* PROBLEM TO WORK ON
Omit every picture while repeating the entries exactly.

————

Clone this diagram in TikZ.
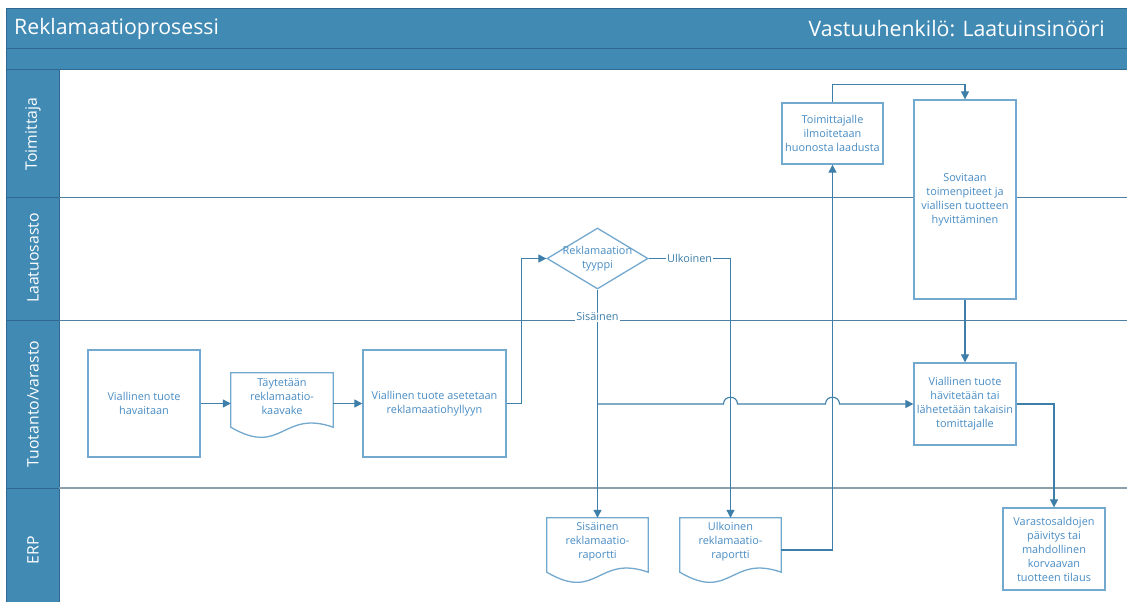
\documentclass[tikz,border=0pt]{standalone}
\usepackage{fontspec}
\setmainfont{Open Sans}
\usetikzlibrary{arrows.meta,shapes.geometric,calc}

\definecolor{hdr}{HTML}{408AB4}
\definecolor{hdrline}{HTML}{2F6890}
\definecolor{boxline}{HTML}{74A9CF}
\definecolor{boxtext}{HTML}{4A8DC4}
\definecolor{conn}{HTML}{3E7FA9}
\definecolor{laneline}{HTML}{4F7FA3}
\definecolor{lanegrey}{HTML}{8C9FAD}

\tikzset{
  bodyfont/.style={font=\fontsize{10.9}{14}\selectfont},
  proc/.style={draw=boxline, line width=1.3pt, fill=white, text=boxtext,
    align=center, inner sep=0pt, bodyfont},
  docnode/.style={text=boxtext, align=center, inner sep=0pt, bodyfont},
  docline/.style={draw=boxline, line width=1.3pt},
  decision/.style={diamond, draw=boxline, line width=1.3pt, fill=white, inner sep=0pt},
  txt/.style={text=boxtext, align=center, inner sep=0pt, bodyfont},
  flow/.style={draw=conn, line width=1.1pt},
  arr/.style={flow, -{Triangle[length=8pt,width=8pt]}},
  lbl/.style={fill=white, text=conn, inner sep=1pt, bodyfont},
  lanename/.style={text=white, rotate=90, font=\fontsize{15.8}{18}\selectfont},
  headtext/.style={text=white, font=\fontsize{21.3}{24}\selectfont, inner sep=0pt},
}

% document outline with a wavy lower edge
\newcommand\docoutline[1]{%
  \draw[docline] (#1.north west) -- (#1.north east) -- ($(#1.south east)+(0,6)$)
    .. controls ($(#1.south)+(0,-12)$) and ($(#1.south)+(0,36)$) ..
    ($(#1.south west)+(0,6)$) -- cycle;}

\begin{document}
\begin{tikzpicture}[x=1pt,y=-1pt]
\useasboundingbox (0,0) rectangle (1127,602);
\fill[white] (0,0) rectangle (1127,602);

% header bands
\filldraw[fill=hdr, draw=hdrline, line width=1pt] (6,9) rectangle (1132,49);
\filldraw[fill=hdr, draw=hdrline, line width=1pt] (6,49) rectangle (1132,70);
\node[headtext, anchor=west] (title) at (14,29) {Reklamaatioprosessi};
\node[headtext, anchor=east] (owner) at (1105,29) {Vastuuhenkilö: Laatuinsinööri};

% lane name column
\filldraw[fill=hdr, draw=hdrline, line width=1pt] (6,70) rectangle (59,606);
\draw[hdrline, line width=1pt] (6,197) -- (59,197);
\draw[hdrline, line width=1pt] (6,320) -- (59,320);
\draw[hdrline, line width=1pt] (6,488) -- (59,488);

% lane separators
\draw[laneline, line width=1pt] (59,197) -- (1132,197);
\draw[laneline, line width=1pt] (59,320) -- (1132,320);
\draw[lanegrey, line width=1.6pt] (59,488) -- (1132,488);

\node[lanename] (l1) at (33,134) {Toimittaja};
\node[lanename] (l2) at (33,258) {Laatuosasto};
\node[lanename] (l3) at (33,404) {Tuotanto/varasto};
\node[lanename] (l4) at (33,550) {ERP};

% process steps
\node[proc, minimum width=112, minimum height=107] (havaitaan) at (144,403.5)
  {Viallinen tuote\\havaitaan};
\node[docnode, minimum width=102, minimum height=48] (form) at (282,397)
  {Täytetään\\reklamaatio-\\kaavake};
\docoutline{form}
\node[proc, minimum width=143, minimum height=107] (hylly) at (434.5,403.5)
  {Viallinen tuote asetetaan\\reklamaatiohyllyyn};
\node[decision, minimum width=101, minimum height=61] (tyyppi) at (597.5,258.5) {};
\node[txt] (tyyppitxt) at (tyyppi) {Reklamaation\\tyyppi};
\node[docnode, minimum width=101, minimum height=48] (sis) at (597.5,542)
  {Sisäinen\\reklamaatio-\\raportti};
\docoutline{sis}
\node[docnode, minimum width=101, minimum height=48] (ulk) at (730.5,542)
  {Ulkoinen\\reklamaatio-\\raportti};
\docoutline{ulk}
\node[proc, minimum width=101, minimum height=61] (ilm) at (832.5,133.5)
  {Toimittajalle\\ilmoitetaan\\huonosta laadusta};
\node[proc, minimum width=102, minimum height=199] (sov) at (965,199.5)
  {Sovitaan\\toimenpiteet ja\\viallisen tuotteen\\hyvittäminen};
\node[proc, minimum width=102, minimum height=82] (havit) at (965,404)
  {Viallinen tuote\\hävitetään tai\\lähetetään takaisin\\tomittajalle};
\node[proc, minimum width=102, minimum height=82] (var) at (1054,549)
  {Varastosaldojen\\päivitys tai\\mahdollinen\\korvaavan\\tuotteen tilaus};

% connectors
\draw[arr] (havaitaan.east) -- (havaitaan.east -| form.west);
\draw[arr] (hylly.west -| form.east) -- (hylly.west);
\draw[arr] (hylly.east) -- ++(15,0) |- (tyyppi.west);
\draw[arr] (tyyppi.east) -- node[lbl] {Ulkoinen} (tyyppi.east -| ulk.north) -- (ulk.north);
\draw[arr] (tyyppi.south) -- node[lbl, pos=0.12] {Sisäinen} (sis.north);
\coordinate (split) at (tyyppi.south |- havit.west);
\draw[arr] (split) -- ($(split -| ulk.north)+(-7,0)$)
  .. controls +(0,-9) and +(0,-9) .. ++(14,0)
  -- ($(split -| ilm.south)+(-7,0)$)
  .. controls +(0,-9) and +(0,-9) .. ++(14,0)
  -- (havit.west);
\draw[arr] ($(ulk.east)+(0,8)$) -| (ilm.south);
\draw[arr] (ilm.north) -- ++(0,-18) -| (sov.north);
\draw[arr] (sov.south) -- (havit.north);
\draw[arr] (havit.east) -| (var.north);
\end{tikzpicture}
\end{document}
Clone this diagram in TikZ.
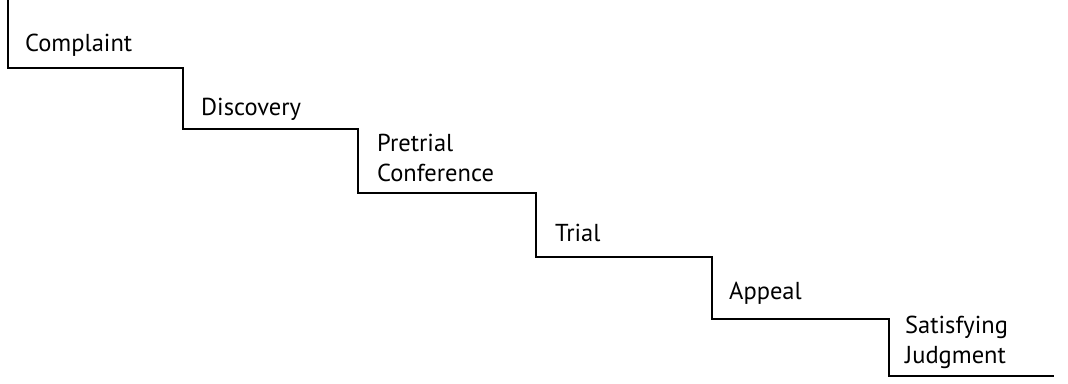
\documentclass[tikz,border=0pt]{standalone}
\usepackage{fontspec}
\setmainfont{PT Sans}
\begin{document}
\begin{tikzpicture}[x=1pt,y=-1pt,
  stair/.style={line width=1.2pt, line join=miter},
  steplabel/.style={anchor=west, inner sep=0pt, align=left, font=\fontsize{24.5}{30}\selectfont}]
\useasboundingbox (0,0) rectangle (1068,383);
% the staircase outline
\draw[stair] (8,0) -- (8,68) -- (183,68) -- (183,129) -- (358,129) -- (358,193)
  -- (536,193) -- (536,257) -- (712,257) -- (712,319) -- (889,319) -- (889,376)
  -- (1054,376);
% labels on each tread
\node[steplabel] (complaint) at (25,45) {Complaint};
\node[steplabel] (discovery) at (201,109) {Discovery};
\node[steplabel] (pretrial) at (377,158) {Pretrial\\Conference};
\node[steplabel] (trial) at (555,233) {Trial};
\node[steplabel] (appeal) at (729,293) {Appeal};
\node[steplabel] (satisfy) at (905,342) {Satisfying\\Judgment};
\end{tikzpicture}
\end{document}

————

* SOLUTION FOR THIS TASK
Clone this diagram in TikZ.
\documentclass[tikz,border=0pt]{standalone}
\usepackage{fontspec}
\setmainfont{Open Sans}
\usetikzlibrary{arrows.meta,shapes.geometric,calc}

\definecolor{hdr}{HTML}{408AB4}
\definecolor{hdrline}{HTML}{2F6890}
\definecolor{boxline}{HTML}{74A9CF}
\definecolor{boxtext}{HTML}{4A8DC4}
\definecolor{conn}{HTML}{3E7FA9}
\definecolor{laneline}{HTML}{4F7FA3}
\definecolor{lanegrey}{HTML}{8C9FAD}

\tikzset{
  bodyfont/.style={font=\fontsize{10.9}{14}\selectfont},
  proc/.style={draw=boxline, line width=1.3pt, fill=white, text=boxtext,
    align=center, inner sep=0pt, bodyfont},
  docnode/.style={text=boxtext, align=center, inner sep=0pt, bodyfont},
  docline/.style={draw=boxline, line width=1.3pt},
  decision/.style={diamond, draw=boxline, line width=1.3pt, fill=white, inner sep=0pt},
  txt/.style={text=boxtext, align=center, inner sep=0pt, bodyfont},
  flow/.style={draw=conn, line width=1.1pt},
  arr/.style={flow, -{Triangle[length=8pt,width=8pt]}},
  lbl/.style={fill=white, text=conn, inner sep=1pt, bodyfont},
  lanename/.style={text=white, rotate=90, font=\fontsize{15.8}{18}\selectfont},
  headtext/.style={text=white, font=\fontsize{21.3}{24}\selectfont, inner sep=0pt},
}

% document outline with a wavy lower edge
\newcommand\docoutline[1]{%
  \draw[docline] (#1.north west) -- (#1.north east) -- ($(#1.south east)+(0,6)$)
    .. controls ($(#1.south)+(0,-12)$) and ($(#1.south)+(0,36)$) ..
    ($(#1.south west)+(0,6)$) -- cycle;}

\begin{document}
\begin{tikzpicture}[x=1pt,y=-1pt]
\useasboundingbox (0,0) rectangle (1127,602);
\fill[white] (0,0) rectangle (1127,602);

% header bands
\filldraw[fill=hdr, draw=hdrline, line width=1pt] (6,9) rectangle (1132,49);
\filldraw[fill=hdr, draw=hdrline, line width=1pt] (6,49) rectangle (1132,70);
\node[headtext, anchor=west] (title) at (14,29) {Reklamaatioprosessi};
\node[headtext, anchor=east] (owner) at (1105,29) {Vastuuhenkilö: Laatuinsinööri};

% lane name column
\filldraw[fill=hdr, draw=hdrline, line width=1pt] (6,70) rectangle (59,606);
\draw[hdrline, line width=1pt] (6,197) -- (59,197);
\draw[hdrline, line width=1pt] (6,320) -- (59,320);
\draw[hdrline, line width=1pt] (6,488) -- (59,488);

% lane separators
\draw[laneline, line width=1pt] (59,197) -- (1132,197);
\draw[laneline, line width=1pt] (59,320) -- (1132,320);
\draw[lanegrey, line width=1.6pt] (59,488) -- (1132,488);

\node[lanename] (l1) at (33,134) {Toimittaja};
\node[lanename] (l2) at (33,258) {Laatuosasto};
\node[lanename] (l3) at (33,404) {Tuotanto/varasto};
\node[lanename] (l4) at (33,550) {ERP};

% process steps
\node[proc, minimum width=112, minimum height=107] (havaitaan) at (144,403.5)
  {Viallinen tuote\\havaitaan};
\node[docnode, minimum width=102, minimum height=48] (form) at (282,397)
  {Täytetään\\reklamaatio-\\kaavake};
\docoutline{form}
\node[proc, minimum width=143, minimum height=107] (hylly) at (434.5,403.5)
  {Viallinen tuote asetetaan\\reklamaatiohyllyyn};
\node[decision, minimum width=101, minimum height=61] (tyyppi) at (597.5,258.5) {};
\node[txt] (tyyppitxt) at (tyyppi) {Reklamaation\\tyyppi};
\node[docnode, minimum width=101, minimum height=48] (sis) at (597.5,542)
  {Sisäinen\\reklamaatio-\\raportti};
\docoutline{sis}
\node[docnode, minimum width=101, minimum height=48] (ulk) at (730.5,542)
  {Ulkoinen\\reklamaatio-\\raportti};
\docoutline{ulk}
\node[proc, minimum width=101, minimum height=61] (ilm) at (832.5,133.5)
  {Toimittajalle\\ilmoitetaan\\huonosta laadusta};
\node[proc, minimum width=102, minimum height=199] (sov) at (965,199.5)
  {Sovitaan\\toimenpiteet ja\\viallisen tuotteen\\hyvittäminen};
\node[proc, minimum width=102, minimum height=82] (havit) at (965,404)
  {Viallinen tuote\\hävitetään tai\\lähetetään takaisin\\tomittajalle};
\node[proc, minimum width=102, minimum height=82] (var) at (1054,549)
  {Varastosaldojen\\päivitys tai\\mahdollinen\\korvaavan\\tuotteen tilaus};

% connectors
\draw[arr] (havaitaan.east) -- (havaitaan.east -| form.west);
\draw[arr] (hylly.west -| form.east) -- (hylly.west);
\draw[arr] (hylly.east) -- ++(15,0) |- (tyyppi.west);
\draw[arr] (tyyppi.east) -- node[lbl] {Ulkoinen} (tyyppi.east -| ulk.north) -- (ulk.north);
\draw[arr] (tyyppi.south) -- node[lbl, pos=0.12] {Sisäinen} (sis.north);
\coordinate (split) at (tyyppi.south |- havit.west);
\draw[arr] (split) -- ($(split -| ulk.north)+(-7,0)$)
  .. controls +(0,-9) and +(0,-9) .. ++(14,0)
  -- ($(split -| ilm.south)+(-7,0)$)
  .. controls +(0,-9) and +(0,-9) .. ++(14,0)
  -- (havit.west);
\draw[arr] ($(ulk.east)+(0,8)$) -| (ilm.south);
\draw[arr] (ilm.north) -- ++(0,-18) -| (sov.north);
\draw[arr] (sov.south) -- (havit.north);
\draw[arr] (havit.east) -| (var.north);
\end{tikzpicture}
\end{document}
Clone this diagram in TikZ.
\documentclass[tikz,border=0pt]{standalone}
\usepackage{fontspec}
\setmainfont{PT Sans}
\begin{document}
\begin{tikzpicture}[x=1pt,y=-1pt,
  stair/.style={line width=1.2pt, line join=miter},
  steplabel/.style={anchor=west, inner sep=0pt, align=left, font=\fontsize{24.5}{30}\selectfont}]
\useasboundingbox (0,0) rectangle (1068,383);
% the staircase outline
\draw[stair] (8,0) -- (8,68) -- (183,68) -- (183,129) -- (358,129) -- (358,193)
  -- (536,193) -- (536,257) -- (712,257) -- (712,319) -- (889,319) -- (889,376)
  -- (1054,376);
% labels on each tread
\node[steplabel] (complaint) at (25,45) {Complaint};
\node[steplabel] (discovery) at (201,109) {Discovery};
\node[steplabel] (pretrial) at (377,158) {Pretrial\\Conference};
\node[steplabel] (trial) at (555,233) {Trial};
\node[steplabel] (appeal) at (729,293) {Appeal};
\node[steplabel] (satisfy) at (905,342) {Satisfying\\Judgment};
\end{tikzpicture}
\end{document}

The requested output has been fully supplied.